-- Your task --
From the very first line of the data to the line containing "plt.rcParams['font.family'] = ['Liberation", retype everything exactly, leaving the pictures behind.

-- Collected material --

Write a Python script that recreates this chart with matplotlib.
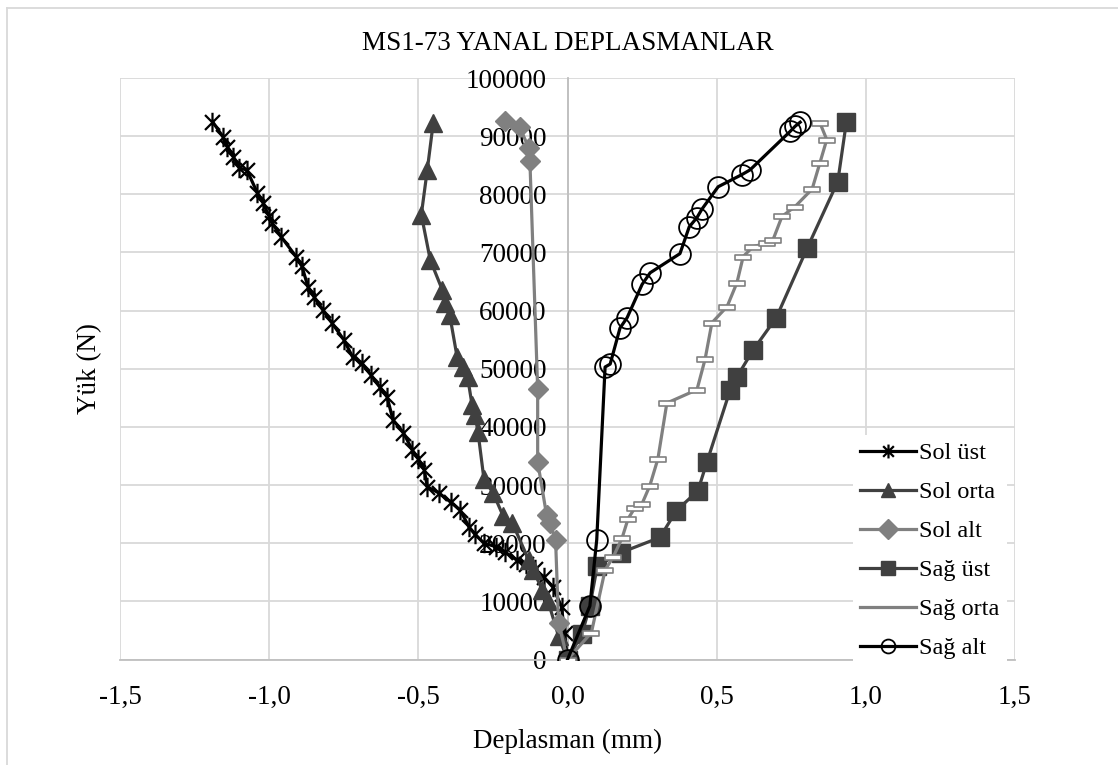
import matplotlib
matplotlib.use("Agg")
import matplotlib.pyplot as plt
from matplotlib.path import Path
from matplotlib.lines import Line2D
from matplotlib.ticker import FuncFormatter

plt.rcParams['font.family'] = ['Liberation Serif', 'DejaVu Serif']

# Lateral displacement (mm) and load (N) for each gauge
sol_ust_x = [0.0, -0.01, -0.02, -0.05, -0.08, -0.11, -0.14, -0.17, -0.21, -0.24, -0.28, -0.31,
             -0.33, -0.36, -0.39, -0.43, -0.47, -0.48, -0.50, -0.52, -0.55, -0.585, -0.605,
             -0.63, -0.66, -0.69, -0.72, -0.75, -0.79, -0.82, -0.85, -0.87, -0.89, -0.91,
             -0.96, -0.99, -1.00, -1.02, -1.04, -1.075, -1.10, -1.12, -1.14, -1.155, -1.19]
sol_ust_y = [0, 4500, 9100, 12500, 14200, 15500, 16500, 17100, 18500, 19400, 20000, 21500,
             22800, 25700, 27000, 28600, 29700, 32600, 34500, 36000, 39000, 41200, 45200,
             46900, 49000, 51000, 52000, 55000, 57900, 60100, 62400, 64100, 67600, 69300,
             72700, 75100, 76200, 78500, 80300, 84200, 84500, 86500, 88200, 89900, 92500]

sol_orta_x = [0.0, -0.03, -0.065, -0.085, -0.115, -0.13, -0.185, -0.215, -0.25, -0.28, -0.30,
              -0.31, -0.32, -0.335, -0.35, -0.37, -0.395, -0.41, -0.42, -0.46, -0.49, -0.47, -0.45]
sol_orta_y = [0, 4000, 10000, 12000, 15400, 17100, 23500, 24600, 28700, 31000, 39100,
              42100, 43800, 48600, 50300, 52000, 59300, 61300, 63600, 68700, 76500, 84200, 92300]

sol_alt_x = [0.0, -0.03, -0.04, -0.06, -0.07, -0.10, -0.10, -0.126, -0.13, -0.16, -0.21]
sol_alt_y = [0, 6300, 20600, 23500, 24800, 34000, 46500, 85700, 88000, 91500, 92600]

sag_ust_x = [0.0, 0.048, 0.075, 0.10, 0.18, 0.31, 0.365, 0.437, 0.467, 0.545, 0.568,
             0.622, 0.70, 0.803, 0.906, 0.935]
sag_ust_y = [0, 4300, 9200, 16100, 18400, 21000, 25600, 29000, 33900, 46300, 48600,
             53200, 58800, 70700, 82200, 92500]

sag_orta_x = [0.0, 0.08, 0.126, 0.153, 0.183, 0.203, 0.226, 0.25, 0.276, 0.303, 0.333,
              0.434, 0.461, 0.484, 0.535, 0.568, 0.589, 0.622, 0.668, 0.689, 0.719, 0.763,
              0.82, 0.846, 0.869, 0.846]
sag_orta_y = [0, 4600, 15400, 17600, 20900, 24200, 26100, 26800, 29900, 34500, 44100,
              46400, 51600, 57900, 60700, 64800, 69300, 71000, 71600, 72200, 76200, 77900,
              80900, 85400, 89400, 92300]

sag_alt_x = [0.0, 0.075, 0.098, 0.126, 0.143, 0.176, 0.20, 0.25, 0.277, 0.377, 0.408,
             0.434, 0.45, 0.505, 0.585, 0.612, 0.746, 0.763, 0.78]
sag_alt_y = [0, 9200, 20600, 50300, 50800, 57000, 58800, 64500, 66500, 69800, 74400,
             76000, 77400, 81300, 83400, 84200, 90800, 91700, 92400]

series_labels = ["Sol üst", "Sol orta", "Sol alt", "Sağ üst", "Sağ orta", "Sağ alt"]
x_ticks = [-1.5, -1.0, -0.5, 0.0, 0.5, 1.0, 1.5]
y_ticks = list(range(0, 100001, 10000))

# Custom markers: asterisk (X plus vertical bar) and a flat dash box
star = Path([(-1, -1), (1, 1), (-1, 1), (1, -1), (0, -1.3), (0, 1.3)],
            [Path.MOVETO, Path.LINETO, Path.MOVETO, Path.LINETO, Path.MOVETO, Path.LINETO])
dash = Path([(-1, -0.3), (1, -0.3), (1, 0.3), (-1, 0.3), (-1, -0.3)],
            [Path.MOVETO, Path.LINETO, Path.LINETO, Path.LINETO, Path.CLOSEPOLY])

W, H = 1118, 765
fig = plt.figure(figsize=(W / 100, H / 100), dpi=100)
ax = fig.add_axes([120 / W, 1 - 659.5 / H, 895 / W, (659.5 - 78) / H])

dark = '#404040'
gray = '#808080'
FS = 19.5

styles = [
    dict(color='black', lw=2.3, marker=star, ms=14, mec='black', mfc='none', mew=1.6),
    dict(color=dark, lw=2.3, marker='^', ms=13, mec=dark, mfc=dark),
    dict(color=gray, lw=2.3, marker='D', ms=10, mec=gray, mfc=gray),
    dict(color=dark, lw=2.3, marker='s', ms=13.5, mec=dark, mfc=dark),
    dict(color=gray, lw=2.3, marker=dash, ms=12, mec=gray, mfc='white', mew=1.2),
    dict(color='black', lw=2.3, marker='o', ms=15, mec='black', mfc='none', mew=1.3),
]
series = [(sol_ust_x, sol_ust_y), (sol_orta_x, sol_orta_y), (sol_alt_x, sol_alt_y),
          (sag_ust_x, sag_ust_y), (sag_orta_x, sag_orta_y), (sag_alt_x, sag_alt_y)]

handles = []
for (xs, ys), lab, st in zip(series, series_labels, styles):
    ax.plot(xs, ys, label=lab, zorder=3, **st)
    hs = dict(st)
    if lab == "Sağ orta":
        hs.pop('marker')
    else:
        hs['ms'] = min(hs['ms'], 10)
    handles.append(Line2D([], [], **hs))

ax.set_xlim(-1.5, 1.5)
ax.set_ylim(0, 100000)
ax.set_xticks(x_ticks)
ax.set_yticks(y_ticks)
ax.xaxis.set_major_formatter(FuncFormatter(lambda v, p: f"{v:.1f}".replace('.', ',')))
ax.yaxis.set_major_formatter(FuncFormatter(lambda v, p: f"{int(v)}"))

ax.grid(True, color='#d9d9d9', lw=1.3)
ax.set_axisbelow(True)
for s in ['top', 'right']:
    ax.spines[s].set_visible(False)
ax.spines['left'].set_position(('data', 0))
ax.spines['left'].set_color('#bfbfbf')
ax.spines['bottom'].set_color('#bfbfbf')
ax.spines['left'].set_linewidth(1.3)
ax.spines['bottom'].set_linewidth(1.3)
ax.tick_params(axis='both', length=0, labelsize=FS)
ax.tick_params(axis='y', pad=15)
ax.tick_params(axis='x', pad=18)

ax.set_xlabel("Deplasman (mm)", fontsize=FS, labelpad=14)
ax.set_ylabel("Yük (N)", fontsize=FS)
ax.yaxis.set_label_coords((102 - 120) / 895, 0.5)
fig.text(567.5 / W, 1 - 43 / H, "MS1-73 YANAL DEPLASMANLAR", fontsize=FS,
         ha='center', va='center')

leg = ax.legend(handles, series_labels, loc='upper left',
                bbox_to_anchor=((853 - 120) / 895, (659.5 - 435) / 581.5),
                frameon=True, fontsize=17.5, handlelength=2.3, handletextpad=0.12,
                labelspacing=0.7, borderpad=0.3, borderaxespad=0)
leg.get_frame().set_edgecolor('none')
leg.get_frame().set_facecolor('white')
leg.get_frame().set_alpha(1)

# Chart area border
fig.add_artist(Line2D([7 / W, 7 / W], [0, 1 - 8 / H], color='#d9d9d9', lw=1.3))
fig.add_artist(Line2D([7 / W, 1], [1 - 8 / H, 1 - 8 / H], color='#d9d9d9', lw=1.3))

fig.savefig("out.png", dpi=100)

-- Completed task --
Write a Python script that recreates this chart with matplotlib.
import matplotlib
matplotlib.use("Agg")
import matplotlib.pyplot as plt
from matplotlib.path import Path
from matplotlib.lines import Line2D
from matplotlib.ticker import FuncFormatter

plt.rcParams['font.family'] = ['Liberation Serif', 'DejaVu Serif']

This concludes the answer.